‘Wilson’ Review: Woody Harrelson Nearly Saves Sentimental-Crank Cringe-Comedy
Woody Harrelson is the life of this party, based on the graphic novel by Daniel Clowes, the indie-comics legend whose work has inspired one film landmark in 2001’s Ghost World (forget Art School Confidential). Wilson is not in that movie’s league by a long shot, though you couldn’t imagine a better interpreter of Clowes’ world than Harrelson. That mischief in the actor’s eyes keeps us intrigued by the film’s title character, a neurotic grouch who rails against the Internet and other plagues of the modern age. Wilson also hates people – his main enjoyment, in fact, comes in invading their personal space and making them squirm. Only his dog, a wire fox terrier named Pepper, earns his affection. In one scene, Wilson and Pepper walk past a movie house showing Vittorio De Sica’s Umberto D, a classic neorealist study of loneliness. Game recognizes game.
But Clowes, who wrote the screenplay, and director Craig Johnson, as director (following his success with The Skeleton Twins) show more affinity for anarchic humor than pathos. What sparks the plot is Wilson’s reunion with his ex-wife Pippi (a stellar Laura Dern), a recovering junkie who tells him the baby he thought she aborted 17 years ago is actually alive and well and living with adoptive parents. Fatherhood wakes up feelings in Wilson that he doesn’t understand, and it’s a kick watching Harrelson wrestle with them. He tracks down and stalks his daughter, Claire (a most excellent Isabella Amara) – a teen whose inherited her dad’s mile-wide cynical streak – and persuades her to give her long-lost biological parents a chance to explain themselves.

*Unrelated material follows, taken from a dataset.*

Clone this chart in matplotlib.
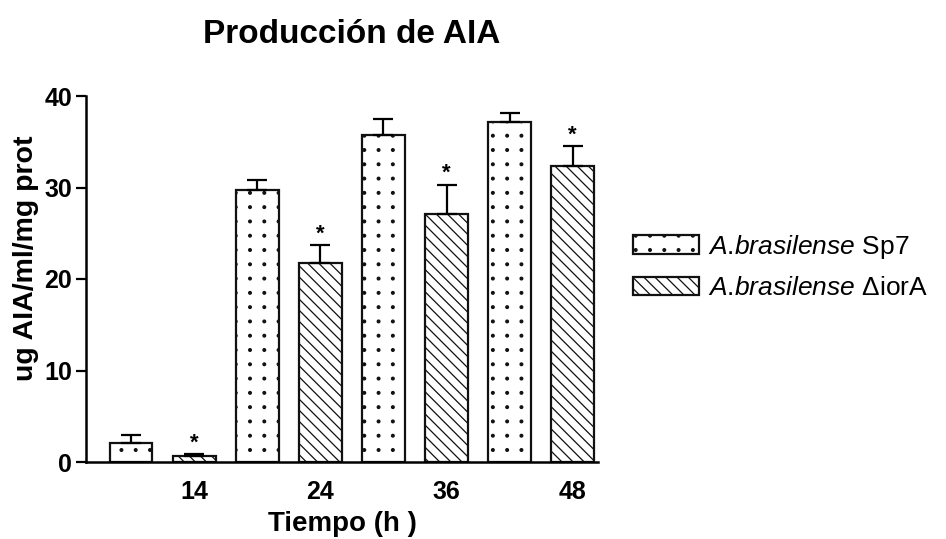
import numpy as np
import matplotlib
matplotlib.use('Agg')
import matplotlib.pyplot as plt
import matplotlib.hatch as mhatch
from matplotlib.path import Path

# ---------------- data ----------------
times = ['14', '24', '36', '48']
sp7_mean = [2.1, 29.7, 35.7, 37.2]
sp7_err = [0.9, 1.1, 1.8, 0.9]
ior_mean = [0.7, 21.7, 27.1, 32.3]
ior_err = [0.15, 2.0, 3.2, 2.2]
ior_signif = [True, True, True, True]
series_labels = [r'$\mathit{A}$.$\mathit{brasilense}$ Sp7',
                 r'$\mathit{A}$.$\mathit{brasilense}$ ΔiorA']
title_text = 'Producción de AIA'
xlabel_text = 'Tiempo (h )'
ylabel_text = 'ug AIA/ml/mg prot'
yticks = [0, 10, 20, 30, 40]


# aligned grid of dots for the '.' hatch (reference uses a square dot grid)
class GridDots(mhatch.HatchPatternBase):
    def __init__(self, hatch, density):
        self.num_rows = hatch.count('.') * 7
        circ = Path.unit_circle()
        self.cv = circ.vertices
        self.cc = circ.codes
        self.num_vertices = self.num_rows ** 2 * len(self.cv)

    def set_vertices_and_codes(self, vertices, codes):
        n = self.num_rows
        r = 0.095 / n
        vparts, cparts = [], []
        for i in range(n):
            for j in range(n):
                vparts.append(self.cv * r + [(i + 0.5) / n, (j + 0.5) / n])
                cparts.append(self.cc)
        np.concatenate(vparts, out=vertices)
        np.concatenate(cparts, out=codes)


mhatch._hatch_types = [GridDots if t is mhatch.SmallFilledCircles else t
                       for t in mhatch._hatch_types]

plt.rcParams['font.family'] = ['Liberation Sans', 'DejaVu Sans']
plt.rcParams['mathtext.fontset'] = 'custom'
plt.rcParams['mathtext.it'] = 'Liberation Sans:italic'
plt.rcParams['mathtext.rm'] = 'Liberation Sans'
plt.rcParams['hatch.linewidth'] = 0.9

W, H = 946, 539
fig = plt.figure(figsize=(W / 100, H / 100), dpi=100)
ax = fig.add_axes([86 / W, 1 - 462 / H, 512 / W, 366 / H])

x_sp7 = np.arange(len(times)) * 2
x_ior = x_sp7 + 1
bw = 0.68
ekw = dict(elinewidth=1.6, capthick=1.6, ecolor='black')

b1 = ax.bar(x_sp7, sp7_mean, width=bw, color='white', edgecolor='#111111',
            linewidth=1.6, hatch='.', yerr=[np.zeros(len(times)), sp7_err],
            capsize=7.5, error_kw=ekw, label=series_labels[0])
b2 = ax.bar(x_ior, ior_mean, width=bw, color='white', edgecolor='#111111',
            linewidth=1.6, hatch='\\\\\\', yerr=[np.zeros(len(times)), ior_err],
            capsize=7.5, error_kw=ekw, label=series_labels[1])

for x, m, e, s in zip(x_ior, ior_mean, ior_err, ior_signif):
    if s:
        ax.annotate('*', (x, m + e), xytext=(0, 4), textcoords='offset points',
                    ha='center', va='baseline', fontsize=16, fontweight='bold')

ax.set_xlim(-0.713, 7.40)
ax.set_ylim(0, 40)
ax.set_yticks(yticks)
ax.set_xticks(x_ior)
ax.set_xticklabels(times)
for s in ['top', 'right']:
    ax.spines[s].set_visible(False)
for s in ['left', 'bottom']:
    ax.spines[s].set_linewidth(1.8)
ax.tick_params(axis='y', length=7, width=1.6, pad=3, labelsize=18)
ax.tick_params(axis='x', length=0, pad=13, labelsize=18)
for lab in ax.get_xticklabels() + ax.get_yticklabels():
    lab.set_fontweight('bold')

fig.text(352 / W, 1 - 43 / H, title_text, ha='center', va='baseline',
         fontsize=24, fontweight='bold')
fig.text(342 / W, 1 - 531 / H, xlabel_text, ha='center', va='baseline',
         fontsize=20, fontweight='bold')
fig.text(26 / W, 1 - 258 / H, ylabel_text, ha='center', va='center',
         rotation=90, fontsize=20.5, fontweight='bold')

fig.legend(handles=[b1, b2], labels=series_labels, loc='center left',
           bbox_to_anchor=(633 / W, 1 - 266.5 / H), frameon=False, fontsize=19,
           handlelength=2.5, handleheight=0.7, handletextpad=0.34,
           labelspacing=0.6, borderpad=0, borderaxespad=0)

fig.savefig('out.png', dpi=100)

Disaster awaits, along with an uncomfortable tug of sentimentality. Still, a side trip to the home of Pippi’s hyper-critical sister (Curb Your Enthusiasm‘s sass queen Cheryl Hines), allows the trio to play a pretend family in front of a hardass woman who sees through their ruse. For a brief moment, Wilson the movie becomes the serio-comic tightrope walk that Clowes intended. Missed opportunities hobble the film as a whole, but Harrelson is in there pitching his best game. That alone is a sight to see.